*DIRECTION*
Return the material word for word. Do not include pictures.

*INFORMATION SHOWN*

....

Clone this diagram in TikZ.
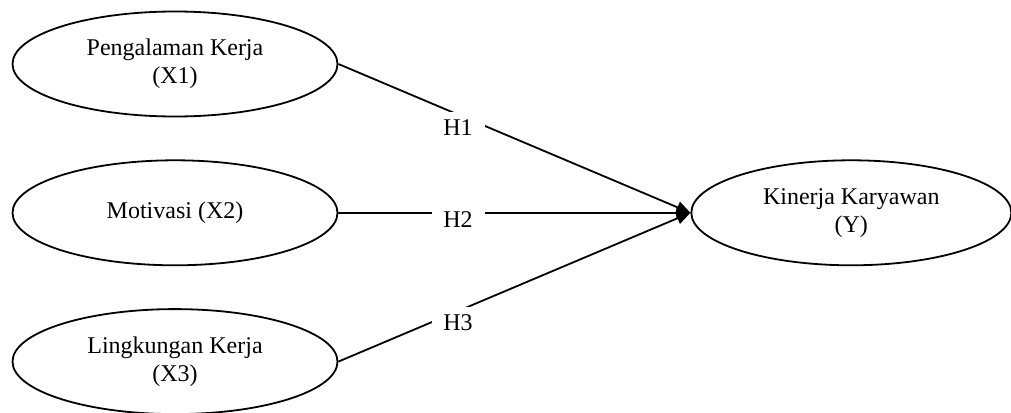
\documentclass[tikz,border=0pt]{standalone}
\usepackage{fontspec}
\setmainfont{Liberation Serif}
\usetikzlibrary{arrows.meta,positioning,shapes.geometric}

\begin{document}
\begin{tikzpicture}[x=0.5pt,y=-0.5pt,font=\fontsize{12}{14}\selectfont,node distance=21pt,
    every node/.style={align=center},
    var/.style={draw,ellipse,line width=0.9pt,minimum width=162.5pt,minimum height=52.5pt,inner sep=0pt},
    hyp/.style={fill=white,minimum width=26.5pt,minimum height=16pt,inner sep=0pt}]
  \useasboundingbox (0,0) rectangle (1011,412);
  \node[var] (x1) at (175,64) {Pengalaman Kerja\\(X1)};
  \node[var,below=of x1] (x2) {Motivasi (X2)};
  \node[var,below=of x2] (x3) {Lingkungan Kerja\\(X3)};
  \node[var,minimum width=160pt,right=176pt of x2] (y) {Kinerja Karyawan\\(Y)};
  \foreach \v in {x1,x2,x3}
    \draw[line width=0.9pt,-{Triangle[length=7pt,width=6pt]}] (\v.east) -- (y.west);
  \node[hyp] (h1) at (458,128) {H1};
  \node[hyp] (h2) at (458,220) {H2};
  \node[hyp] (h3) at (458,323) {H3};
\end{tikzpicture}
\end{document}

....

*COMPLETE RESPONSE*
Clone this diagram in TikZ.
\documentclass[tikz,border=0pt]{standalone}
\usepackage{fontspec}
\setmainfont{Liberation Serif}
\usetikzlibrary{arrows.meta,positioning,shapes.geometric}

\begin{document}
\begin{tikzpicture}[x=0.5pt,y=-0.5pt,font=\fontsize{12}{14}\selectfont,node distance=21pt,
    every node/.style={align=center},
    var/.style={draw,ellipse,line width=0.9pt,minimum width=162.5pt,minimum height=52.5pt,inner sep=0pt},
    hyp/.style={fill=white,minimum width=26.5pt,minimum height=16pt,inner sep=0pt}]
  \useasboundingbox (0,0) rectangle (1011,412);
  \node[var] (x1) at (175,64) {Pengalaman Kerja\\(X1)};
  \node[var,below=of x1] (x2) {Motivasi (X2)};
  \node[var,below=of x2] (x3) {Lingkungan Kerja\\(X3)};
  \node[var,minimum width=160pt,right=176pt of x2] (y) {Kinerja Karyawan\\(Y)};
  \foreach \v in {x1,x2,x3}
    \draw[line width=0.9pt,-{Triangle[length=7pt,width=6pt]}] (\v.east) -- (y.west);
  \node[hyp] (h1) at (458,128) {H1};
  \node[hyp] (h2) at (458,220) {H2};
  \node[hyp] (h3) at (458,323) {H3};
\end{tikzpicture}
\end{document}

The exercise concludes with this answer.